Two thoughts on two.
Gus turned two yesterday. It was a great day – a rainy park play date with singing and cupcakes in the morning, a nap that was not long enough, and then a beer for moms at a kid friendly brewery in the afternoon. It was fun a simple. He got a massive dollhouse compound that I have been accumulating on craigslist for months and we got our closet back now that it no longer houses said dollhouse. Friends came to play, my dad is in town, and Lesley’s best friend came down from the big city two hours north to spend the day with us. It was good and there are leftover cupcakes.
It’s not too different having a now two year old. The funny thing about kids is that sometimes it seems so sudden and other times more like the gradual progression that it is. Lesley looked through his first pictures last night and he was so tiny and fresh. Timehop is now going to start sending me newborn pictures all over again. I’ll probably be more sentimental about it when my dad leaves – he likes to tell me all the things he sees on Fox News so that takes a lot of my brain space.
The other big two i have been thinking a lot about it two kids. We know so many people that are pregnant with their second. Now that the kids we hang out with are 2 – 2.5 it’s time for everyone to have another baby. This progression has been a bit hard and I couldn’t figure out why. Lesley and I are one and done – we knew that before Gus was born and for the most part have been sure of it since he arrived. But here are all these ladies having babies and it just makes me… sad?I realized that most of the issue is that I do not feel like we have control over this. In a perfect world where things were easy we’d likely only have one kid. But in our current world there are so many other factors that move us towards that decision. We have a sold out donor. We can’t afford daycare for two. We are not as financially stable as we would like. We don’t feel we could comfortably fit a family of four in our house. Some of these things we could change and some we really can’t. While in the end we would likely make the same decision it is hard for me to feel like we do not have a choice.
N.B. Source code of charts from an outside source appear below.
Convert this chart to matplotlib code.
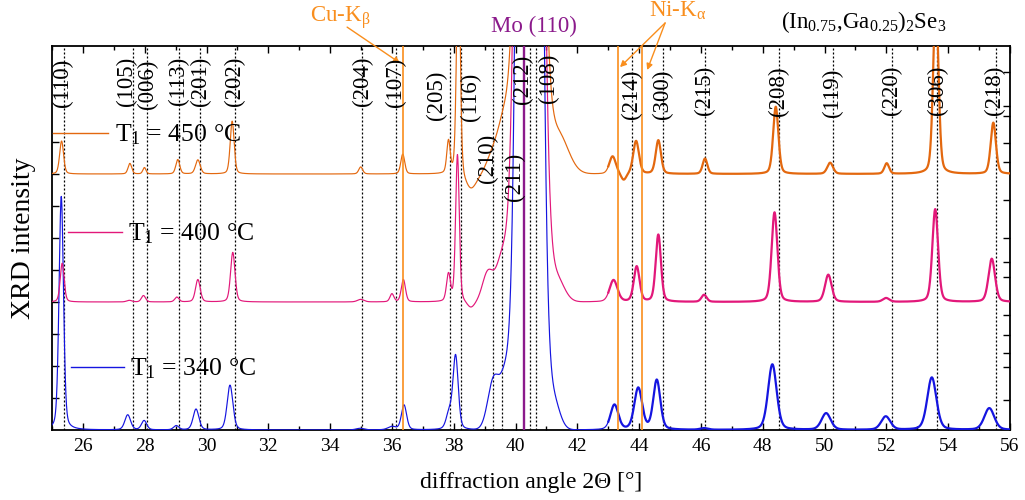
import numpy as np
import matplotlib
matplotlib.use('Agg')
import matplotlib.pyplot as plt

plt.rcParams['font.family'] = ['Liberation Serif', 'DejaVu Serif']
plt.rcParams['mathtext.fontset'] = 'custom'
plt.rcParams['mathtext.rm'] = 'Liberation Serif'
plt.rcParams['mathtext.it'] = 'Liberation Serif:italic'
plt.rcParams['mathtext.bf'] = 'Liberation Serif:bold'

# ---------------- data ----------------
# peak tables (position [deg], height above curve baseline [a.u.], FWHM [deg])
blue_pos = [25.30, 27.45, 27.98, 29.02, 29.66, 30.76, 34.97, 36.00, 36.39, 37.85, 38.06,
            43.20, 43.97, 44.57, 46.10, 48.31, 50.05, 51.98, 53.47, 55.33]
blue_h = [7.3, 0.47, 0.29, 0.13, 0.65, 1.40, 0.05, 0.10, 0.78, 0.50, 2.30,
          0.78, 1.30, 1.55, 0.05, 2.05, 0.52, 0.42, 1.64, 0.68]
blue_w = [0.17, 0.22, 0.20, 0.20, 0.22, 0.22, 0.30, 0.30, 0.20, 0.22, 0.20,
          0.30, 0.30, 0.27, 0.30, 0.33, 0.35, 0.35, 0.35, 0.38]
blue_mo_pos = [39.30, 39.70, 40.45, 41.20]
blue_mo_h = [1.6, 1.6, 100.0, 1.0]
blue_mo_w = [0.45, 0.40, 0.55, 0.50]

pink_pos = [25.33, 27.50, 27.96, 29.04, 29.72, 30.85, 34.99, 36.00, 36.37, 37.83, 38.12,
            38.55, 43.17, 43.92, 44.62, 46.10, 48.38, 50.12, 51.99, 53.58, 55.41]
pink_h = [1.21, 0.05, 0.20, 0.15, 0.70, 1.55, 0.08, 0.25, 0.70, 0.85, 4.60,
          -0.20, 0.68, 1.10, 2.10, 0.22, 2.80, 0.85, 0.12, 2.90, 1.35]
pink_w = [0.15, 0.20, 0.16, 0.16, 0.18, 0.17, 0.25, 0.15, 0.16, 0.15, 0.14,
          0.30, 0.30, 0.22, 0.20, 0.20, 0.22, 0.25, 0.25, 0.22, 0.25]
pink_mo_pos = [39.10, 39.60, 40.45, 41.30]
pink_mo_h = [0.9, 1.5, 82.0, 0.8]
pink_mo_w = [0.40, 0.50, 0.60, 0.60]

orange_pos = [25.31, 27.52, 27.99, 29.07, 29.72, 30.83, 34.99, 36.35, 37.83, 38.15,
              38.55, 43.14, 43.50, 43.90, 44.62, 46.13, 48.42, 50.18, 52.01, 53.60, 55.46]
orange_h = [1.03, 0.33, 0.20, 0.45, 0.44, 1.65, 0.22, 0.62, 1.00, 7.00,
            -0.50, 0.55, -0.22, 1.03, 1.05, 0.48, 2.10, 0.35, 0.33, 5.50, 1.60]
orange_w = [0.15, 0.14, 0.12, 0.15, 0.18, 0.15, 0.15, 0.15, 0.13, 0.14,
            0.45, 0.25, 0.20, 0.22, 0.20, 0.18, 0.20, 0.22, 0.18, 0.20, 0.20]
orange_mo_pos = [39.30, 39.65, 40.45, 41.35]
orange_mo_h = [0.7, 1.5, 40.0, 1.3]
orange_mo_w = [0.50, 0.45, 0.65, 0.80]

curve_offsets = [0, 4, 8]
curve_labels = [r'T$_\mathrm{1}$ = 340 °C', r'T$_\mathrm{1}$ = 400 °C', r'T$_\mathrm{1}$ = 450 °C']

# reflections of (In0.75,Ga0.25)2Se3 (dotted lines) and their labels
refl_pos = [25.40, 27.61, 28.06, 29.10, 29.80, 30.92, 35.04, 36.13, 37.89, 38.23,
            39.28, 39.57, 40.46, 40.65, 43.78, 44.78, 46.13, 48.53, 50.27, 52.17,
            53.65, 55.54]
refl_labels = ['(110)', '(105)', '(006)', '(113)', '(201)', '(202)', '(204)', '(107)',
               '(205)', '(116)', '(210)', '(211)', '(212)', '(108)', '(214)', '(300)',
               '(215)', '(208)', '(119)', '(220)', '(306)', '(218)']
label_x = [25.35, 27.40, 28.10, 29.10, 29.80, 30.90, 35.04, 36.10, 37.45, 38.55,
           39.08, 39.98, 40.22, 41.05, 43.75, 44.75, 46.10, 48.50, 50.25, 52.15,
           53.65, 55.50]
label_y = [10.85, 10.9, 10.8, 10.9, 10.9, 10.9, 10.9, 10.85, 10.45, 10.4,
           8.5, 7.9, 10.95, 11.0, 10.5, 10.5, 10.6, 10.6, 10.55, 10.6, 10.6, 10.6]

cu_kb_pos = [36.37]
ni_ka_pos = [43.30, 44.09]
mo_pos = [40.28]

right_ticks = [0.94, 1.97, 2.41, 2.97, 3.59, 4.78, 5.25, 6.0, 7.19, 8.38, 8.97, 9.81, 10.13, 11.19]

# ---------------- drawing ----------------
c_orange = '#E3680F'
c_pink = '#E2187A'
c_blue = '#1515E0'
c_line_or = '#F98E1D'
c_purple = '#8B1A8B'


def peak_sum(x, pos, h, w, eta):
    y = np.zeros_like(x)
    for p, a, fw in zip(pos, h, w):
        d = (x - p) / fw
        g = np.exp(-4 * np.log(2) * d ** 2)
        lo = 1.0 / (1 + 4 * d ** 2)
        y += a * ((1 - eta) * g + eta * lo)
    return y


x = np.linspace(25, 56, 8000)
curves = []
for off, (p, h, w), (mp, mh, mw) in zip(
        curve_offsets,
        [(blue_pos, blue_h, blue_w), (pink_pos, pink_h, pink_w), (orange_pos, orange_h, orange_w)],
        [(blue_mo_pos, blue_mo_h, blue_mo_w), (pink_mo_pos, pink_mo_h, pink_mo_w),
         (orange_mo_pos, orange_mo_h, orange_mo_w)]):
    curves.append(off + peak_sum(x, p, h, w, 0.3) + peak_sum(x, mp, mh, mw, 0.0))

fig = plt.figure(figsize=(10.25, 5), dpi=100)
ax = fig.add_axes([52 / 1025, 70 / 500, 958 / 1025, 384 / 500])
ax.set_xlim(25, 56)
ax.set_ylim(0, 12)

# reference lines
for xp in refl_pos:
    ax.axvline(xp, color='black', lw=0.9, ls=(0, (1.6, 1.6)), zorder=1)

colors = [c_blue, c_pink, c_orange]
split = 43.0
for yc, col in zip(curves, colors):
    m1 = x <= split
    m2 = x >= split
    ax.plot(x[m1], yc[m1], color=col, lw=0.85, zorder=3)
    ax.plot(x[m2], yc[m2], color=col, lw=1.6, zorder=3)

for xp in cu_kb_pos + ni_ka_pos:
    ax.axvline(xp, color=c_line_or, lw=1.2, zorder=4)
for xp in mo_pos:
    ax.axvline(xp, color=c_purple, lw=1.7, zorder=4)

# reflection labels
for lx, ly, lt in zip(label_x, label_y, refl_labels):
    ax.text(lx, ly, lt, rotation=90, ha='center', va='center', fontsize=16.5, zorder=5)

# legend-like entries inside the axes
leg = [((0.001, 0.058), 0.773, 0.066, 0.751, c_orange, curve_labels[2]),
       ((0.0167, 0.073), 0.516, 0.079, 0.495, c_pink, curve_labels[1]),
       ((0.0198, 0.075), 0.164, 0.081, 0.143, c_blue, curve_labels[0])]
for (x0, x1), yl, xt, yt, col, lab in leg:
    ax.plot([x0, x1], [yl, yl], color=col, lw=1.0, transform=ax.transAxes, zorder=6)
    ax.text(xt, yt, lab, transform=ax.transAxes, fontsize=18.5, va='baseline', ha='left', zorder=6)

# annotations above the axes
ax.text(34.32, 12.76, r'Cu-K$_\mathrm{β}$', color=c_line_or, fontsize=16.5, ha='center',
        va='baseline', clip_on=False)
ax.annotate('', xy=(36.26, 11.47), xytext=(34.55, 12.59), annotation_clip=False,
            arrowprops=dict(arrowstyle='-|>', color=c_line_or, lw=1.0, mutation_scale=9,
                            shrinkA=0, shrinkB=0))
ax.text(45.23, 12.92, r'Ni-K$_\mathrm{α}$', color=c_line_or, fontsize=16.5, ha='center',
        va='baseline', clip_on=False)
for tip in [(43.38, 11.34), (44.26, 11.25)]:
    ax.annotate('', xy=tip, xytext=(44.84, 12.72), annotation_clip=False,
                arrowprops=dict(arrowstyle='-|>', color=c_line_or, lw=1.0, mutation_scale=9,
                                shrinkA=0, shrinkB=0))
ax.text(40.6, 12.44, 'Mo (110)', color=c_purple, fontsize=16.5, ha='center', va='baseline',
        clip_on=False)
ax.text(51.25, 12.55, r'(In$_\mathrm{0.75}$,Ga$_\mathrm{0.25}$)$_\mathrm{2}$Se$_\mathrm{3}$',
        color='black', fontsize=16.5, ha='center', va='baseline', clip_on=False)

# axes styling
ax.set_xticks(np.arange(26, 57, 2))
ax.set_xticks(np.arange(25, 57, 1), minor=True)
ax.set_yticks(np.arange(1, 10, 1))
ax.set_yticklabels([])
ax.tick_params(axis='x', which='both', direction='in', top=True, bottom=True, labelsize=14,
               pad=6)
ax.tick_params(axis='x', which='major', length=5, width=1)
ax.tick_params(axis='x', which='minor', length=3, width=1)
ax.tick_params(axis='y', which='both', direction='in', left=True, right=False, length=5, width=1)
for s in ax.spines.values():
    s.set_linewidth(1.3)

ax2 = ax.twinx()
ax2.set_ylim(0, 12)
ax2.set_yticks(right_ticks)
ax2.set_yticklabels([])
ax2.tick_params(axis='y', direction='in', length=5, width=1)
for s in ax2.spines.values():
    s.set_visible(False)

ax.set_xlabel('diffraction angle 2Θ [°]', fontsize=17, labelpad=12)
ax.set_ylabel('XRD intensity', fontsize=20, labelpad=8)

fig.savefig('out.png', dpi=100)
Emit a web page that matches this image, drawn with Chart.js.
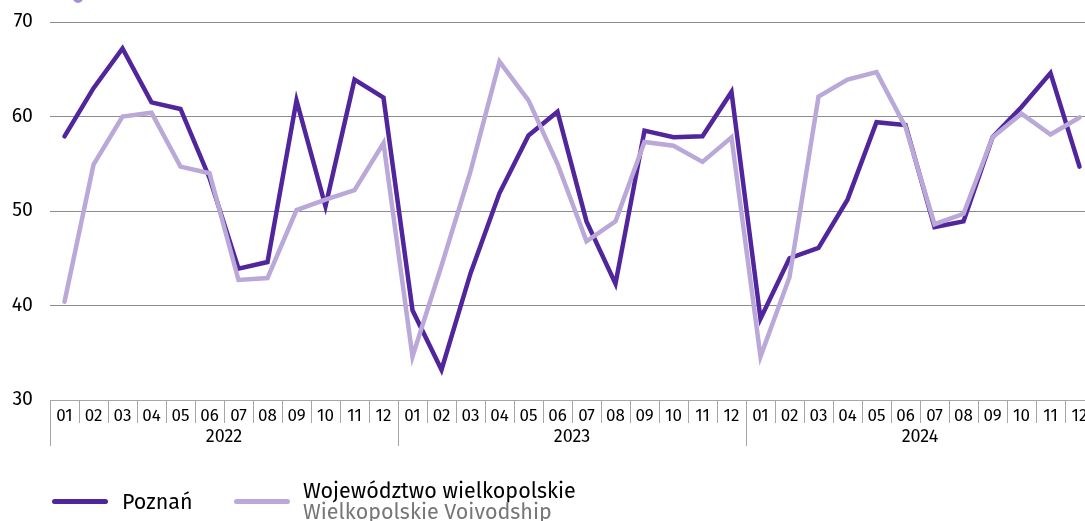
<!DOCTYPE html>
<html>
<head>
<meta charset="utf-8">
<script src="https://cdn.jsdelivr.net/npm/chart.js@4/dist/chart.umd.min.js"></script>
<style>
  html, body { margin: 0; padding: 0; background: #fff; overflow: hidden; width: 1085px; height: 521px; }
  #wrap { position: relative; width: 1100px; height: 521px; }
  #c { position: absolute; left: 0; top: 0; }
  .lg { position: absolute; font-family: "Fira Sans", "Open Sans", sans-serif; font-size: 21.5px; color: #000; white-space: nowrap; }
  .sw { position: absolute; height: 5px; width: 56px; border-radius: 3px; }
  #dot { position: absolute; left: 73px; top: -7px; width: 10px; height: 10px; border-radius: 50%; background: #a58fd2; }
</style>
</head>
<body>
<div id="wrap">
  <canvas id="c" width="1100" height="521"></canvas>
  <div id="dot"></div>
  <div class="sw" style="left:52px; top:499px; background:#51259b;"></div>
  <div class="lg" style="left:122px; top:488px; line-height:28px;">Poznań</div>
  <div class="sw" style="left:234px; top:499px; background:#baa8d8;"></div>
  <div class="lg" style="left:303px; top:481px; line-height:20.5px;">Województwo wielkopolskie<br><span style="color:#767676">Wielkopolskie Voivodship</span></div>
</div>
<script>
const years = ['2022', '2023', '2024'];
const months = ['01','02','03','04','05','06','07','08','09','10','11','12'];
const poznan = [57.9,63.0,67.2,61.5,60.8,53.5,43.9,44.6,61.7,50.5,63.9,62.0,
                39.5,33.2,43.4,51.9,58.0,60.5,48.9,42.3,58.5,57.8,57.9,62.6,
                38.6,45.0,46.1,51.2,59.4,59.1,48.3,48.9,57.8,61.0,64.6,54.7];
const wielkopolskie = [40.4,54.9,60.0,60.4,54.7,54.0,42.7,42.9,50.1,51.2,52.2,57.2,
                       34.6,44.2,54.2,65.8,61.7,55.0,46.8,48.9,57.3,56.9,55.2,57.8,
                       34.6,43.0,62.1,63.9,64.7,58.9,48.6,49.7,57.8,60.3,58.1,59.9];
const yTicks = [30, 40, 50, 60, 70];

const labels = [];
years.forEach(y => months.forEach(m => labels.push(y + '-' + m)));

const FONT = '"Fira Sans", "Open Sans", sans-serif';

const xAxisPlugin = {
  id: 'xAxisPlugin',
  afterDraw(chart) {
    const ctx = chart.ctx;
    const x = chart.scales.x;
    const top = chart.chartArea.bottom;
    const n = labels.length;
    const half = (x.getPixelForValue(1) - x.getPixelForValue(0)) / 2;
    ctx.save();
    ctx.strokeStyle = '#a6a6a6';
    ctx.lineWidth = 1;
    ctx.beginPath();
    ctx.moveTo(chart.chartArea.left, top + 0.5);
    ctx.lineTo(chart.chartArea.right, top + 0.5);
    ctx.stroke();
    for (let i = 0; i <= n; i++) {
      const px = Math.round(x.getPixelForValue(i) - half) + 0.5;
      const isYear = i % months.length === 0;
      ctx.beginPath();
      ctx.moveTo(px, top);
      ctx.lineTo(px, top + (isYear ? 46 : 23));
      ctx.stroke();
    }
    ctx.fillStyle = '#000';
    ctx.textAlign = 'center';
    ctx.textBaseline = 'middle';
    ctx.font = '17px ' + FONT;
    for (let i = 0; i < n; i++) {
      ctx.fillText(months[i % months.length], x.getPixelForValue(i), top + 16);
    }
    ctx.font = '18px ' + FONT;
    years.forEach((y, k) => {
      const a = x.getPixelForValue(k * months.length) - half;
      const b = x.getPixelForValue((k + 1) * months.length - 1) + half;
      ctx.fillText(y, (a + b) / 2, top + 37);
    });
    ctx.restore();
  }
};

new Chart(document.getElementById('c'), {
  type: 'line',
  data: {
    labels: labels,
    datasets: [
      { label: 'Województwo wielkopolskie', data: wielkopolskie, borderColor: '#baa8d8', borderWidth: 4.5, pointRadius: 0, order: 0, borderCapStyle: 'round', tension: 0 },
      { label: 'Poznań', data: poznan, borderColor: '#51259b', borderWidth: 4.5, pointRadius: 0, order: 1, borderCapStyle: 'round', tension: 0 }
    ]
  },
  options: {
    responsive: false,
    animation: false,
    layout: { padding: { top: 22, right: 6, bottom: 71, left: 0 } },
    plugins: { legend: { display: false }, tooltip: { enabled: false } },
    scales: {
      x: {
        type: 'category',
        offset: true,
        grid: { display: false },
        border: { display: false },
        ticks: { display: false },
        afterFit(s) { s.height = 50; }
      },
      y: {
        min: 30, max: 70,
        afterBuildTicks(s) { s.ticks = yTicks.map(v => ({ value: v })); },
        afterFit(s) { s.width = 50; s.paddingTop = 0; s.paddingBottom = 0; },
        grid: {
          drawTicks: false,
          color: ctx => ctx.tick && ctx.tick.value === 30 ? 'rgba(0,0,0,0)' : '#8c8c8c',
          lineWidth: 1
        },
        border: { display: false },
        ticks: { color: '#000', font: { size: 19.5, family: FONT }, padding: 17 }
      }
    }
  },
  plugins: [xAxisPlugin]
});
</script>
</body>
</html>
The other side of having everyone you know be pregnant though is that I see them talk about it.The exhaustion and sickness that comes with being pregnant. Their worries for the adjustment of their older child. Their sadness to be spending their final days as a family of three. The financial stress. The relationship stress. While I see great examples of having a second child going amazingly well (ahem you two lovelies with my two favorite little girls) I also understand these concerns. And while some of them would likely be worked out eventually after having another kid some might not.They are real and fair concerns and a good reminder of some of the reasons why we are sticking with one.
So there it is. My baby turned two and I will never again have a baby that is one. Around me I will watch my friends grow their families – I will love and support them the best I can – and I will watch my one baby grow from a toddler to a full blown kid. It’s not a bad life.